"Help is coming from above," proclaim the ads for this star-studded retelling of E.B. White's classic children's novel, and if that tagline sounds a little, um, spiritual, it's supposed to. Charlotte's Web is produced by Walden Media, a company dedicated to bringing Christian ideals to mainstream family entertainment, and the same company responsible for promoting their 2005 hit The Chronicles of Narnia to religious groups as the big-budget allegory of our time. This time, they haven't quite turned the beloved tale of an ordinary pig and his talented arachnid friend into a subliminal "Charlotte equals Jesus" morality play. But there is a bland, nicey-nice emphasis on "miracles," "faith" and the "ultimate sacrifice" that might rub some fans of the book the wrong way.
You can tell that the movie's messages are being communicated with a sledgehammer right from the beginning, when the creepily animal-obsessed Fern (Dakota Fanning) runs out in the middle of the night to stop her father (Kevin Anderson) from slaughtering a runt piglet. "If I'd been born small, would you have killed me?" she shrieks. It's not so much the line as it is Fanning's psychotic delivery of it, and that weird, Right to Life bumper sticker quality infects the whole film, no matter how much director Gary Winick tries to lighten the mood with candy-colored, Norman Rockwell-inspired scenes of all-American, apple-pie hominess.
After little Fern has rescued Wilbur from the ax, he's put in the care of her uncle across the way, who sees the pig as a good source of bacon, provided he can get his smokehouse fixed. Once Wilbur's surrounded by his multi-culti barnmates, the human characters recede into the background in favor of CGI-animated animal antics, with voice work from the most expensive stars known to man. If the British sheep sound a little like John Cleese, that's cause they are John Cleese, and if you've always envisioned Cedric the Entertainer and Oprah Winfrey as a bickering geese couple, your dreams will be answered. (The less said about Kathy Bates and Reba McEntire's flatulent cows, the better.) Ultimately, however, Julia Roberts' wan, soothing and utterly lifeless spider Charlotte takes center stage as she attempts to use her webs to show the world the value of the utterly average, "humble" Wilbur (whose voice is provided by child actor Dominic Scott Kay).

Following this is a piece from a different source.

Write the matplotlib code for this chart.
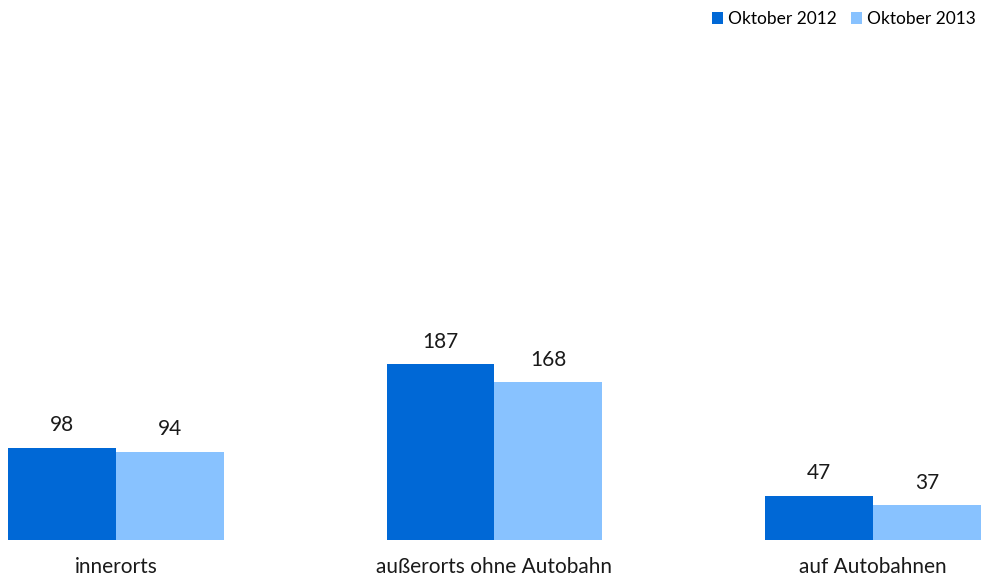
import matplotlib.pyplot as plt
import numpy as np

plt.rcParams['font.family'] = ['Lato', 'DejaVu Sans']

categories = ["innerorts", "außerorts ohne Autobahn", "auf Autobahnen"]
series_names = ["Oktober 2012", "Oktober 2013"]
values_2012 = [98, 187, 47]
values_2013 = [94, 168, 37]

dark_blue = "#0068d6"
light_blue = "#88c2ff"

W, H = 992, 580
fig = plt.figure(figsize=(W / 100, H / 100), dpi=100)
# axes spans from the left edge of the first bar to the right edge of the last
ax = fig.add_axes([8 / W, 40 / H, 973 / W, 500 / H])

x = np.arange(len(categories))
width = 0.285

bars1 = ax.bar(x - width / 2, values_2012, width, color=dark_blue, label=series_names[0])
bars2 = ax.bar(x + width / 2, values_2013, width, color=light_blue, label=series_names[1])

for bars in (bars1, bars2):
    for b in bars:
        ax.annotate(str(int(b.get_height())),
                    (b.get_x() + b.get_width() / 2, b.get_height()),
                    xytext=(0, 9), textcoords="offset points",
                    ha="center", va="bottom", fontsize=15, color="#1a1a1a")

ax.set_xlim(-width, len(categories) - 1 + width)
ax.set_ylim(0, 532)
ax.set_xticks(x)
ax.set_xticklabels(categories, fontsize=15, color="#1a1a1a")
ax.tick_params(axis="x", length=0, pad=12)
ax.set_yticks([])
for s in ax.spines.values():
    s.set_visible(False)

fig.legend(loc="upper right", bbox_to_anchor=(983 / W, 1 - 4 / H), ncol=2,
           frameon=False, fontsize=12.5, handlelength=0.65, handleheight=0.65,
           handletextpad=0.3, columnspacing=0.8, borderaxespad=0)

fig.savefig("out.png", dpi=100)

The special effects are impressive, but for a movie that's so openly about faith, the filmmakers have put very little in the power of their source material. Steve Buscemi is an inspired choice for the selfish barn rat Templeton, but screenwriter Karey Kirkpatrick has used him as an excuse for a number of busy, elaborate chase scenes that distract from the affecting character drama that makes up the heart of White's novel. Wilbur and Charlotte don't bond in a convincing way, and the odd, wondrous quality of the words she writes in her webs isn't effectively communicated in the animated sequences. Winick has given the film a Tim Burton-esque quality, populating the live-action cast with a number of odd, cartoonish faces that don't get much to do. Obviously, it would be tough for anyone short of Ingmar Bergman to make a children's movie about life, death and the passing on of a legacy. But there's an elegant, modest quality to White's prose that's sorely lacking in this Charlotte's Web.